--- LISTED RECORDS ---

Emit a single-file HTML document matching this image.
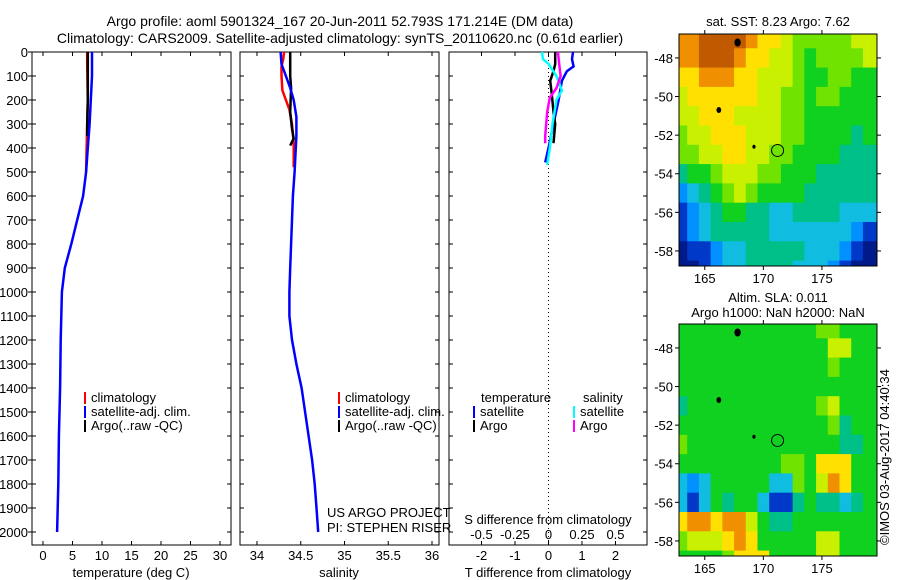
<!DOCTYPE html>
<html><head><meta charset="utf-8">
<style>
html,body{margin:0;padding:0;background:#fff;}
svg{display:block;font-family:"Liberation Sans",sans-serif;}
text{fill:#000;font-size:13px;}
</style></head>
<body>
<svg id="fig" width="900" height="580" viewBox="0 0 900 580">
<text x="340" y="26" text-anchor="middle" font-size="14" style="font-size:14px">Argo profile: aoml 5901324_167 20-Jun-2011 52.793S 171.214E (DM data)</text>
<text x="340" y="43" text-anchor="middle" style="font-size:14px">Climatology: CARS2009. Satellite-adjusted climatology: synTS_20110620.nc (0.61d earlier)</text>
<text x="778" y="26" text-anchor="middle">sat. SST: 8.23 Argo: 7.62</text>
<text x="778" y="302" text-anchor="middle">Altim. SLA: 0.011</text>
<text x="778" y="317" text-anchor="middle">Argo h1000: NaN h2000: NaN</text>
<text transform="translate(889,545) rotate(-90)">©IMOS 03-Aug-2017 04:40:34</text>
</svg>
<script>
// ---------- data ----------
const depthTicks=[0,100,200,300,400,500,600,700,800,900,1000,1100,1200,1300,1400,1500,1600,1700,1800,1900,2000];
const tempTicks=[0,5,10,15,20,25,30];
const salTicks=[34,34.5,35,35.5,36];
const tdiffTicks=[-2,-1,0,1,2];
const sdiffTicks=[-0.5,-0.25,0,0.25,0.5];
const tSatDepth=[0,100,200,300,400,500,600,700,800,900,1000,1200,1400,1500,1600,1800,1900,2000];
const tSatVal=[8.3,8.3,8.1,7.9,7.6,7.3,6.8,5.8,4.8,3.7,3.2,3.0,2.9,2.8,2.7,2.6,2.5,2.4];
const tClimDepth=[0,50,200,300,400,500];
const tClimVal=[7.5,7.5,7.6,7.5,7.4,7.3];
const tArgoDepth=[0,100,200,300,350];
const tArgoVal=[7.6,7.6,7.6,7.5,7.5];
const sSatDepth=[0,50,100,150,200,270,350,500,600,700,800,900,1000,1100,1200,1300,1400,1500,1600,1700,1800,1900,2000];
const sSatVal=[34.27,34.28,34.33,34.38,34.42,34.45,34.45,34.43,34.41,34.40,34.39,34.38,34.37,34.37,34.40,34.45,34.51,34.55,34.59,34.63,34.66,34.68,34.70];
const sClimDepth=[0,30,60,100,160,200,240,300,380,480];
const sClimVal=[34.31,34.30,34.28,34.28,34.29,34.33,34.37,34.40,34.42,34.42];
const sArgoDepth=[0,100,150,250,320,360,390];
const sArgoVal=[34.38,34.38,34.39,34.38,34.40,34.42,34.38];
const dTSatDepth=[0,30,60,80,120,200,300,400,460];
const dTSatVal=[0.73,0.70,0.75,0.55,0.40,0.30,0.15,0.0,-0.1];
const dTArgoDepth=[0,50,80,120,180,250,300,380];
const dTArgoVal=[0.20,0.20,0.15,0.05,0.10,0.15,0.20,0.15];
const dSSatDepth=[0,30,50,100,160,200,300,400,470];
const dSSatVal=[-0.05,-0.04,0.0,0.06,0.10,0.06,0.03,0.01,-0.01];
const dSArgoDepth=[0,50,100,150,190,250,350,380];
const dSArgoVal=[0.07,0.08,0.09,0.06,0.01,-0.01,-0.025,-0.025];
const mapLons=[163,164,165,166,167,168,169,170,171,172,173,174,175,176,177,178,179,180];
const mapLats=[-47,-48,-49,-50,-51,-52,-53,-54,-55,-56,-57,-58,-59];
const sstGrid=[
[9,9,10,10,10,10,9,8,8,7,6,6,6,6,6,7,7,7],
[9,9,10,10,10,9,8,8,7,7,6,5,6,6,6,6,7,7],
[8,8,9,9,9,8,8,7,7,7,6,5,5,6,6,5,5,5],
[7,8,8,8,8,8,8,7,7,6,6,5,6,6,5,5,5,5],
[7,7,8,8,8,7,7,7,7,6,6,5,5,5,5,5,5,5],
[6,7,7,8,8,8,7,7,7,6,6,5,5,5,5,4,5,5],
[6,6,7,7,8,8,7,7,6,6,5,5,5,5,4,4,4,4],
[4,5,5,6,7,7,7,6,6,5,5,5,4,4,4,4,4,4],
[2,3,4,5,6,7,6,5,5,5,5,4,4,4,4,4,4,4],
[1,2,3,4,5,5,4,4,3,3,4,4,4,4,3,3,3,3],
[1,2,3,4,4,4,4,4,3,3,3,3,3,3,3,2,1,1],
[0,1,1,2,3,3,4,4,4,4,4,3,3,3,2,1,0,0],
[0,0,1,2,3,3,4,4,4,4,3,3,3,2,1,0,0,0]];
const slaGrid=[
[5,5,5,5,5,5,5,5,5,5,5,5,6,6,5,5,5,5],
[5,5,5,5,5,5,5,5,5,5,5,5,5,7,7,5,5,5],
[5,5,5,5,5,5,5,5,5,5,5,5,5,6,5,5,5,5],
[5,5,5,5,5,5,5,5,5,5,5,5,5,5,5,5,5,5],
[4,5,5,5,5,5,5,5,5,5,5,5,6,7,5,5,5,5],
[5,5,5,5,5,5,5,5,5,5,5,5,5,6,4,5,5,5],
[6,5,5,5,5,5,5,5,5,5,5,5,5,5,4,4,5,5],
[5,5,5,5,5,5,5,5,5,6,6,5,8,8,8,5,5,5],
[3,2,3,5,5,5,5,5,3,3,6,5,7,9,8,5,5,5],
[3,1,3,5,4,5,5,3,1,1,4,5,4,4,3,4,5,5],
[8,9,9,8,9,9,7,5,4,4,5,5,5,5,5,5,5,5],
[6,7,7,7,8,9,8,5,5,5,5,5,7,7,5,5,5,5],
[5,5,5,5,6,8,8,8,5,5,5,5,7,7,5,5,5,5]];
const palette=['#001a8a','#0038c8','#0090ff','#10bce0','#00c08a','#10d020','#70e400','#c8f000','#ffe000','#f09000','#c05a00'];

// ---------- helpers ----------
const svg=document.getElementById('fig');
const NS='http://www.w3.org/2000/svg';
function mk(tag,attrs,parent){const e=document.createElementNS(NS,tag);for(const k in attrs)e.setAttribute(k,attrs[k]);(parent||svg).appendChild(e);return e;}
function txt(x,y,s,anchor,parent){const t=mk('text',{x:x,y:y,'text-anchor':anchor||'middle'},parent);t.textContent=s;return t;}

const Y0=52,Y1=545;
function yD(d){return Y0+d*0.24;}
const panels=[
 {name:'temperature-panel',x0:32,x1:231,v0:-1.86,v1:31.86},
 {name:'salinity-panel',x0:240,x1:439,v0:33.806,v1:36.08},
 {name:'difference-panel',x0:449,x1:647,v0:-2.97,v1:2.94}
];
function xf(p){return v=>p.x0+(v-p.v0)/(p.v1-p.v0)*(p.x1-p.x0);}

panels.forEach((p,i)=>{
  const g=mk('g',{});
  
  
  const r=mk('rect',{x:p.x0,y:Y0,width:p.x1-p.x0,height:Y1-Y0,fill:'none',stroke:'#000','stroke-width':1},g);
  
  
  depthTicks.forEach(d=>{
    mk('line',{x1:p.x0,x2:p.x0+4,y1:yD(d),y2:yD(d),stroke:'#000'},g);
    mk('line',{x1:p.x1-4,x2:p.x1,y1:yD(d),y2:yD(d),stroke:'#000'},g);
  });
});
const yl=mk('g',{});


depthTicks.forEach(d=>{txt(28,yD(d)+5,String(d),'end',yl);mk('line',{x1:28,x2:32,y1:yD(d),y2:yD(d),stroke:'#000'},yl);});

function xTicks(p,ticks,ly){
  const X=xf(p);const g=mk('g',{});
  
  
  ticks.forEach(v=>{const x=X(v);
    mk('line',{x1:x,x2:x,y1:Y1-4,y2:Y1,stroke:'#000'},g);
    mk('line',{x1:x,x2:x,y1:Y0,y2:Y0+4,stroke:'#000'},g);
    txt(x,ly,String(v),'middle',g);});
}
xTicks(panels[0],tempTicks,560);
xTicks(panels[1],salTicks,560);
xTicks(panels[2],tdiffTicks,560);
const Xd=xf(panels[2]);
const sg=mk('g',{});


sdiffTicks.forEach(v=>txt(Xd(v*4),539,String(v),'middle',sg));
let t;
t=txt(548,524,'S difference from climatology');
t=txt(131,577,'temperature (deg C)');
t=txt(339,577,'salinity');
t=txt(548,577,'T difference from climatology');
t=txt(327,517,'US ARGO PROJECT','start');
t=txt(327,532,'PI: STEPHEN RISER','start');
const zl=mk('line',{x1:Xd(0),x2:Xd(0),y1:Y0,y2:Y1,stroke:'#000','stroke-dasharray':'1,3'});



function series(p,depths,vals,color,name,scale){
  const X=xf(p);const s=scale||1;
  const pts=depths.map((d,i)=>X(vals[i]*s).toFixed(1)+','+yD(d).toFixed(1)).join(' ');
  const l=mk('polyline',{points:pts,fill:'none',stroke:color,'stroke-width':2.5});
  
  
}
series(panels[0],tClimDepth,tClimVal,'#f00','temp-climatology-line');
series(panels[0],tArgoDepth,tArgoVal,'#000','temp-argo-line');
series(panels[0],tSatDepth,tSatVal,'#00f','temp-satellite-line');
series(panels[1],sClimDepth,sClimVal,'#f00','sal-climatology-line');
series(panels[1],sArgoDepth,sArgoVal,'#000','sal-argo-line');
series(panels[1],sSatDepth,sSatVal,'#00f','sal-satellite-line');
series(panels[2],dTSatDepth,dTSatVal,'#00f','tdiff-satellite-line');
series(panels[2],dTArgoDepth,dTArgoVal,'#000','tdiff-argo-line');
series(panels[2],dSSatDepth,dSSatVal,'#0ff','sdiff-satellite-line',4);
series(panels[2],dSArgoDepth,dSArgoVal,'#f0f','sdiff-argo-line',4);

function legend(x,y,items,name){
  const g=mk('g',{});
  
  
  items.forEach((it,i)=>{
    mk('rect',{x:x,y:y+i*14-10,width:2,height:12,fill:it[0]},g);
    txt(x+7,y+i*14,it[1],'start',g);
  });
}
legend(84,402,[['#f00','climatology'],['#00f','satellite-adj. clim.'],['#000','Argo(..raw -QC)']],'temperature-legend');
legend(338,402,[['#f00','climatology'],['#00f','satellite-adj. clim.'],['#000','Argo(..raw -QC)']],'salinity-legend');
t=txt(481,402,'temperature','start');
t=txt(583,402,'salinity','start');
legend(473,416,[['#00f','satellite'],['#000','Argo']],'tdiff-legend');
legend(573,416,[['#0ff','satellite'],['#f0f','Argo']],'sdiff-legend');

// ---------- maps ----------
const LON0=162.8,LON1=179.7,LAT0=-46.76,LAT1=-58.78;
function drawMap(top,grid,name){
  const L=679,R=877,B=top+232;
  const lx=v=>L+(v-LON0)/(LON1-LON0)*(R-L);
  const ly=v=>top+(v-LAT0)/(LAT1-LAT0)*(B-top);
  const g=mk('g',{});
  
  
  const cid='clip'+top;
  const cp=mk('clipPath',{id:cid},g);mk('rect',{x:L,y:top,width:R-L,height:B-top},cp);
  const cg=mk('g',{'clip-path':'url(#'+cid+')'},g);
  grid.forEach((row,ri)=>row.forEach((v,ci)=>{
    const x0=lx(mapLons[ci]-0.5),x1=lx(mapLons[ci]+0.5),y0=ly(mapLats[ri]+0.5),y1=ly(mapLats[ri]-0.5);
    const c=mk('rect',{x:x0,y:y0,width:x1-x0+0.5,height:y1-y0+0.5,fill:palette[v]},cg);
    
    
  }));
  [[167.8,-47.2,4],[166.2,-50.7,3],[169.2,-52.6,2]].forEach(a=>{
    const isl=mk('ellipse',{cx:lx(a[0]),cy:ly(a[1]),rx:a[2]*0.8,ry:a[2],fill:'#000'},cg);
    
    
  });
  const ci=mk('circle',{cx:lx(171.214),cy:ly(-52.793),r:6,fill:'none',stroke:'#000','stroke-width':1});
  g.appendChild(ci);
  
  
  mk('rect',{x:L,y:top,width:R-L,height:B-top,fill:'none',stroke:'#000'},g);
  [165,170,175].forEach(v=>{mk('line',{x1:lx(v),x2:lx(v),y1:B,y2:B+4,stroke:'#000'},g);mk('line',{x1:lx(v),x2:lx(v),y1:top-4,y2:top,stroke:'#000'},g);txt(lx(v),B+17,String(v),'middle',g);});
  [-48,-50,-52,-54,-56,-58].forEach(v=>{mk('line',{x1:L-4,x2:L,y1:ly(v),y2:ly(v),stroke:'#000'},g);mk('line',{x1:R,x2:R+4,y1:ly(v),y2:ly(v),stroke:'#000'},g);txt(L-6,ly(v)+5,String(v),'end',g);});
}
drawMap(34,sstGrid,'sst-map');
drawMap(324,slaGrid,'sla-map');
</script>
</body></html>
...
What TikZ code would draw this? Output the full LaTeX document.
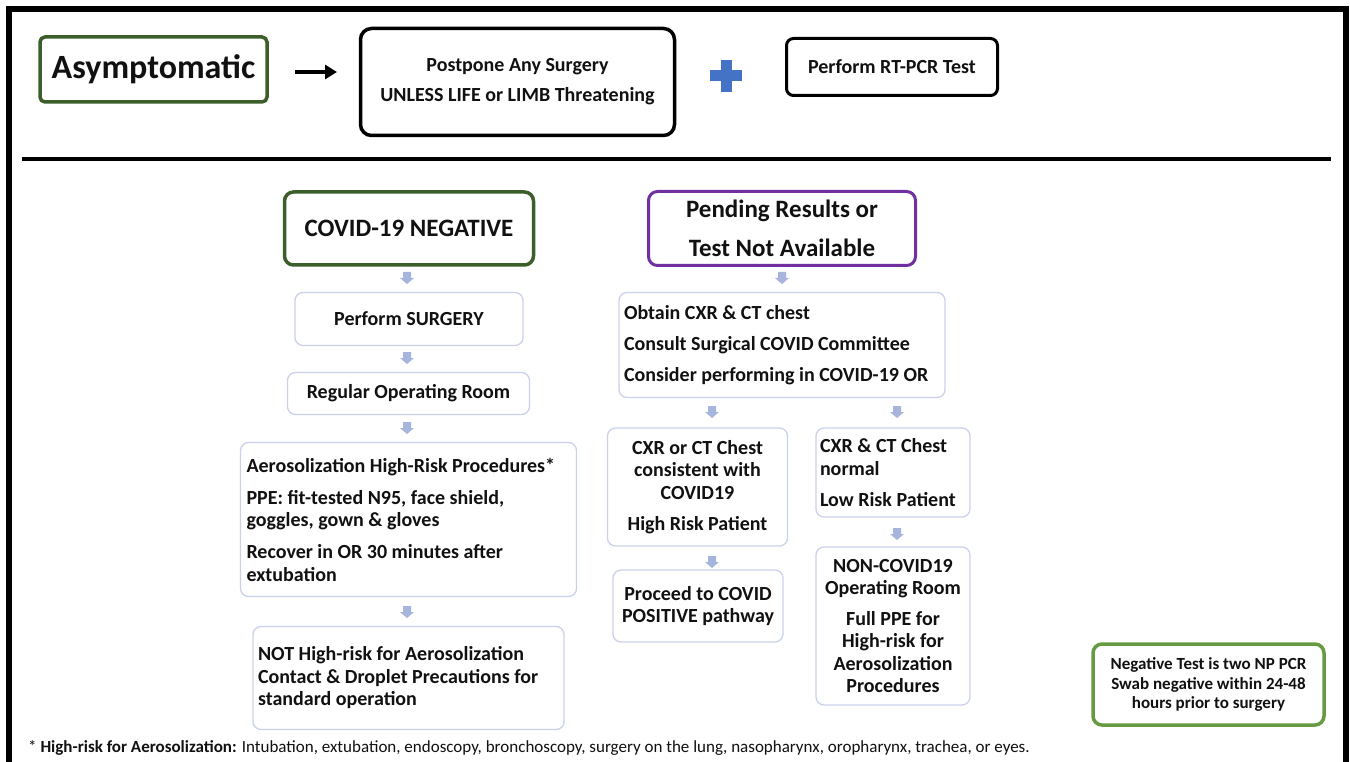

--- WHAT YOU HAVE TO DO ---
Copy every single line of the material above that holds "document".

--- EXERCISE RESULT ---
Emit a single-file HTML document matching this image.
const svg=document.getElementById('fig');
function mk(tag,attrs,parent){const e=document.createElementNS(NS,tag);for(const k in attrs)e.setAttribute(k,attrs[k]);(parent||svg).appendChild(e);return e;}
What TikZ code would draw this? Output the full LaTeX document.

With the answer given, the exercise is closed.